▸ **Short problem**
Repeat every line of the listing below exactly, minus the pictures.

▸ **Dataset section**

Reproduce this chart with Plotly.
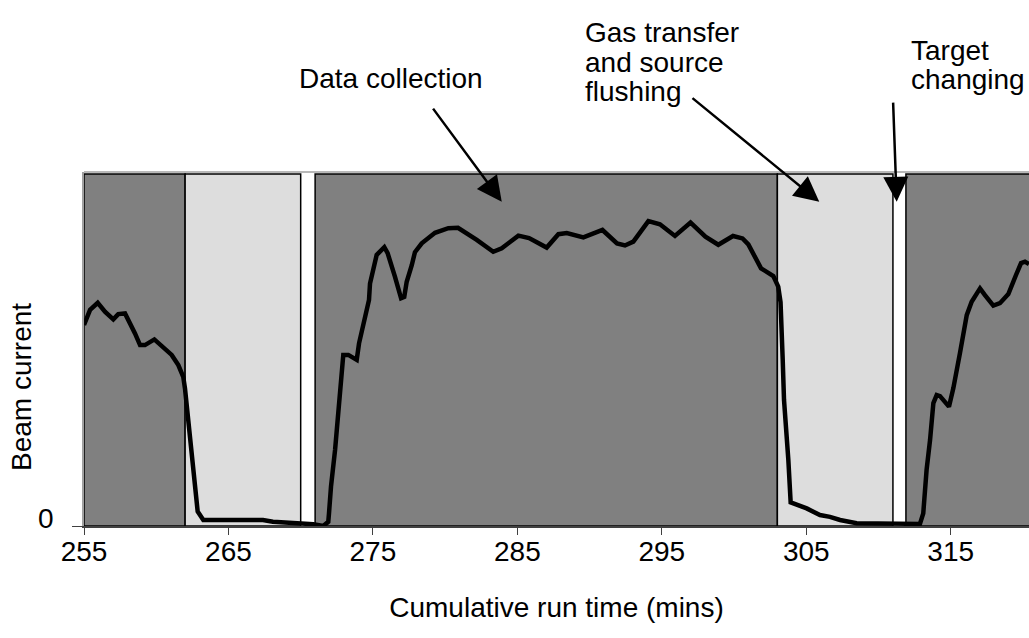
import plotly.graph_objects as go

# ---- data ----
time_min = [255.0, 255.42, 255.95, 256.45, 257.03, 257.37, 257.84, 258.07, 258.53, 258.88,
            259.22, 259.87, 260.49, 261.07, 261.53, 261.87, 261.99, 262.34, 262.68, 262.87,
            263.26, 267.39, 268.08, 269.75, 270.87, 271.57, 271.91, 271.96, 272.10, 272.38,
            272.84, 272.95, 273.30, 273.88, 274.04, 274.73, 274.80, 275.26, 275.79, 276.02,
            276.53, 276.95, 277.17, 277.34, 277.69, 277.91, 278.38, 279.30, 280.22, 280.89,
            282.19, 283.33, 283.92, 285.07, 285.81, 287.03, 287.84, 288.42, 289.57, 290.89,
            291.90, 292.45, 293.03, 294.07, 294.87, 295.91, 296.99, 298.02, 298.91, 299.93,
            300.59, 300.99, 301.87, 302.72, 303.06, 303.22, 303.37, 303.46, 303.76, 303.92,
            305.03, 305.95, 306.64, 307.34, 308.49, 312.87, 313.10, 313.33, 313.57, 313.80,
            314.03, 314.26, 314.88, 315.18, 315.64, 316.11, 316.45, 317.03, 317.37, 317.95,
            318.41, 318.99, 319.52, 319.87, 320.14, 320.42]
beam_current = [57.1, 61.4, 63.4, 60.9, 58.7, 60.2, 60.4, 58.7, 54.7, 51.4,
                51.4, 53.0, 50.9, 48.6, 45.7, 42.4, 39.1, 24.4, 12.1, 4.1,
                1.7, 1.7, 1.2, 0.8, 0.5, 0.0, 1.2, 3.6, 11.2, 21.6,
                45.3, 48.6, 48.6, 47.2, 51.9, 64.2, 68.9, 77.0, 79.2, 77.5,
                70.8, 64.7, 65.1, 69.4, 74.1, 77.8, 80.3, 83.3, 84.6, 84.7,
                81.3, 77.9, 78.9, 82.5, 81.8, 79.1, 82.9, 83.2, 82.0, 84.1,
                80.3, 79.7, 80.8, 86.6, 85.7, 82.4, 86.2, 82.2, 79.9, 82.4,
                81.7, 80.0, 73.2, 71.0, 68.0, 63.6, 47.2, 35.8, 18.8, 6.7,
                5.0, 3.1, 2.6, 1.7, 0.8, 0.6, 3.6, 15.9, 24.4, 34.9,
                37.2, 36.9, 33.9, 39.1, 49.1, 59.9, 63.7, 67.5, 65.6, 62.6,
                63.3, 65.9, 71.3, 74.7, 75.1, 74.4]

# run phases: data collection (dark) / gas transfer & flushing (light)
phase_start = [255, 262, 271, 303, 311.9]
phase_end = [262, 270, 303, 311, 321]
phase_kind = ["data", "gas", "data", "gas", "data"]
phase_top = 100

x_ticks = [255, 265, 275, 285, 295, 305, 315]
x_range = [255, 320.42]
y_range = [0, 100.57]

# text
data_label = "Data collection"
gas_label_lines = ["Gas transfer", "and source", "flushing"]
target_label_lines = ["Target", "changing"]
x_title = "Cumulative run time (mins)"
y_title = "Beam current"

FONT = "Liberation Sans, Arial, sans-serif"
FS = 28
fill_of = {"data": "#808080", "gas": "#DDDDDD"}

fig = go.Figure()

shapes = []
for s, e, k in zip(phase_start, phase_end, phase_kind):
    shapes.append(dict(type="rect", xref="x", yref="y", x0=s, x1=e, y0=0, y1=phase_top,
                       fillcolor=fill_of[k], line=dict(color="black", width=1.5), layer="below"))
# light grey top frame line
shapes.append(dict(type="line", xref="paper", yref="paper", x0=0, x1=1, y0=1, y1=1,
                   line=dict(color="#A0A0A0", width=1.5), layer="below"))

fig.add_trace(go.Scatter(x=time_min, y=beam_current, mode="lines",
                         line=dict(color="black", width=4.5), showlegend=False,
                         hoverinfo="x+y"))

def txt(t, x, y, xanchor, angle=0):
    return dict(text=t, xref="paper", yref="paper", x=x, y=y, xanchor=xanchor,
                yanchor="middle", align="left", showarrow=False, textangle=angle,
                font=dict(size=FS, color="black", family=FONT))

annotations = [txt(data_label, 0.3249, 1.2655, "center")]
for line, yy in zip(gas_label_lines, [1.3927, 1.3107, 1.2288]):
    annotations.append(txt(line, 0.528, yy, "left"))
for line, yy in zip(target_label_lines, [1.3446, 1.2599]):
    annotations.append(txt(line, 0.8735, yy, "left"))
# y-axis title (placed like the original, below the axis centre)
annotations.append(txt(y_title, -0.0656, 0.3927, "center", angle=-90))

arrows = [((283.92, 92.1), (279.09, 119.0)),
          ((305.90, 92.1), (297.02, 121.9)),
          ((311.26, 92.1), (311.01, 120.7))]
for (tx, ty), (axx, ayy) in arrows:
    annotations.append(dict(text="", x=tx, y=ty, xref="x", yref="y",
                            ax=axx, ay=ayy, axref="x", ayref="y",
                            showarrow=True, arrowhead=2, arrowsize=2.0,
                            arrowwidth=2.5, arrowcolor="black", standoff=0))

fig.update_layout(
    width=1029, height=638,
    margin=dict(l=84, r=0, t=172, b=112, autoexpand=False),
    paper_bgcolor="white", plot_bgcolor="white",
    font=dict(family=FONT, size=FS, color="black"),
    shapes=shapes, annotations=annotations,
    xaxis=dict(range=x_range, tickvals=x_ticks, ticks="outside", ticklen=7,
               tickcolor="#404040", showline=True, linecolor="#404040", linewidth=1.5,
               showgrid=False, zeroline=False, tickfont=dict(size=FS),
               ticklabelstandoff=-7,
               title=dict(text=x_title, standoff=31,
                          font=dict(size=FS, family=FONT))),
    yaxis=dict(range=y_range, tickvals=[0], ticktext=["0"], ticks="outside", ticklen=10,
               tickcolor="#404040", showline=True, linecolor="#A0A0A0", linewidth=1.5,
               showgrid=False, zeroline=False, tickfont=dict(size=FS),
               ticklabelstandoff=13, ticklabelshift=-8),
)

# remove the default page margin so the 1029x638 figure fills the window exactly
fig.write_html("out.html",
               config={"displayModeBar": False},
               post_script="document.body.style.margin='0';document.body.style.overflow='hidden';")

▸ **Answer to the task**
Reproduce this chart with Plotly.
import plotly.graph_objects as go

# ---- data ----
time_min = [255.0, 255.42, 255.95, 256.45, 257.03, 257.37, 257.84, 258.07, 258.53, 258.88,
            259.22, 259.87, 260.49, 261.07, 261.53, 261.87, 261.99, 262.34, 262.68, 262.87,
            263.26, 267.39, 268.08, 269.75, 270.87, 271.57, 271.91, 271.96, 272.10, 272.38,
            272.84, 272.95, 273.30, 273.88, 274.04, 274.73, 274.80, 275.26, 275.79, 276.02,
            276.53, 276.95, 277.17, 277.34, 277.69, 277.91, 278.38, 279.30, 280.22, 280.89,
            282.19, 283.33, 283.92, 285.07, 285.81, 287.03, 287.84, 288.42, 289.57, 290.89,
            291.90, 292.45, 293.03, 294.07, 294.87, 295.91, 296.99, 298.02, 298.91, 299.93,
            300.59, 300.99, 301.87, 302.72, 303.06, 303.22, 303.37, 303.46, 303.76, 303.92,
            305.03, 305.95, 306.64, 307.34, 308.49, 312.87, 313.10, 313.33, 313.57, 313.80,
            314.03, 314.26, 314.88, 315.18, 315.64, 316.11, 316.45, 317.03, 317.37, 317.95,
            318.41, 318.99, 319.52, 319.87, 320.14, 320.42]
beam_current = [57.1, 61.4, 63.4, 60.9, 58.7, 60.2, 60.4, 58.7, 54.7, 51.4,
                51.4, 53.0, 50.9, 48.6, 45.7, 42.4, 39.1, 24.4, 12.1, 4.1,
                1.7, 1.7, 1.2, 0.8, 0.5, 0.0, 1.2, 3.6, 11.2, 21.6,
                45.3, 48.6, 48.6, 47.2, 51.9, 64.2, 68.9, 77.0, 79.2, 77.5,
                70.8, 64.7, 65.1, 69.4, 74.1, 77.8, 80.3, 83.3, 84.6, 84.7,
                81.3, 77.9, 78.9, 82.5, 81.8, 79.1, 82.9, 83.2, 82.0, 84.1,
                80.3, 79.7, 80.8, 86.6, 85.7, 82.4, 86.2, 82.2, 79.9, 82.4,
                81.7, 80.0, 73.2, 71.0, 68.0, 63.6, 47.2, 35.8, 18.8, 6.7,
                5.0, 3.1, 2.6, 1.7, 0.8, 0.6, 3.6, 15.9, 24.4, 34.9,
                37.2, 36.9, 33.9, 39.1, 49.1, 59.9, 63.7, 67.5, 65.6, 62.6,
                63.3, 65.9, 71.3, 74.7, 75.1, 74.4]

# run phases: data collection (dark) / gas transfer & flushing (light)
phase_start = [255, 262, 271, 303, 311.9]
phase_end = [262, 270, 303, 311, 321]
phase_kind = ["data", "gas", "data", "gas", "data"]
phase_top = 100

x_ticks = [255, 265, 275, 285, 295, 305, 315]
x_range = [255, 320.42]
y_range = [0, 100.57]

# text
data_label = "Data collection"
gas_label_lines = ["Gas transfer", "and source", "flushing"]
target_label_lines = ["Target", "changing"]
x_title = "Cumulative run time (mins)"
y_title = "Beam current"

FONT = "Liberation Sans, Arial, sans-serif"
FS = 28
fill_of = {"data": "#808080", "gas": "#DDDDDD"}

fig = go.Figure()

shapes = []
for s, e, k in zip(phase_start, phase_end, phase_kind):
    shapes.append(dict(type="rect", xref="x", yref="y", x0=s, x1=e, y0=0, y1=phase_top,
                       fillcolor=fill_of[k], line=dict(color="black", width=1.5), layer="below"))
# light grey top frame line
shapes.append(dict(type="line", xref="paper", yref="paper", x0=0, x1=1, y0=1, y1=1,
                   line=dict(color="#A0A0A0", width=1.5), layer="below"))

fig.add_trace(go.Scatter(x=time_min, y=beam_current, mode="lines",
                         line=dict(color="black", width=4.5), showlegend=False,
                         hoverinfo="x+y"))

def txt(t, x, y, xanchor, angle=0):
    return dict(text=t, xref="paper", yref="paper", x=x, y=y, xanchor=xanchor,
                yanchor="middle", align="left", showarrow=False, textangle=angle,
                font=dict(size=FS, color="black", family=FONT))

annotations = [txt(data_label, 0.3249, 1.2655, "center")]
for line, yy in zip(gas_label_lines, [1.3927, 1.3107, 1.2288]):
    annotations.append(txt(line, 0.528, yy, "left"))
for line, yy in zip(target_label_lines, [1.3446, 1.2599]):
    annotations.append(txt(line, 0.8735, yy, "left"))
# y-axis title (placed like the original, below the axis centre)
annotations.append(txt(y_title, -0.0656, 0.3927, "center", angle=-90))

arrows = [((283.92, 92.1), (279.09, 119.0)),
          ((305.90, 92.1), (297.02, 121.9)),
          ((311.26, 92.1), (311.01, 120.7))]
for (tx, ty), (axx, ayy) in arrows:
    annotations.append(dict(text="", x=tx, y=ty, xref="x", yref="y",
                            ax=axx, ay=ayy, axref="x", ayref="y",
                            showarrow=True, arrowhead=2, arrowsize=2.0,
                            arrowwidth=2.5, arrowcolor="black", standoff=0))

fig.update_layout(
    width=1029, height=638,
    margin=dict(l=84, r=0, t=172, b=112, autoexpand=False),
    paper_bgcolor="white", plot_bgcolor="white",
    font=dict(family=FONT, size=FS, color="black"),
    shapes=shapes, annotations=annotations,
    xaxis=dict(range=x_range, tickvals=x_ticks, ticks="outside", ticklen=7,
               tickcolor="#404040", showline=True, linecolor="#404040", linewidth=1.5,
               showgrid=False, zeroline=False, tickfont=dict(size=FS),
               ticklabelstandoff=-7,
               title=dict(text=x_title, standoff=31,
                          font=dict(size=FS, family=FONT))),
    yaxis=dict(range=y_range, tickvals=[0], ticktext=["0"], ticks="outside", ticklen=10,
               tickcolor="#404040", showline=True, linecolor="#A0A0A0", linewidth=1.5,
               showgrid=False, zeroline=False, tickfont=dict(size=FS),
               ticklabelstandoff=13, ticklabelshift=-8),
)

# remove the default page margin so the 1029x638 figure fills the window exactly
fig.write_html("out.html",
               config={"displayModeBar": False},
               post_script="document.body.style.margin='0';document.body.style.overflow='hidden';")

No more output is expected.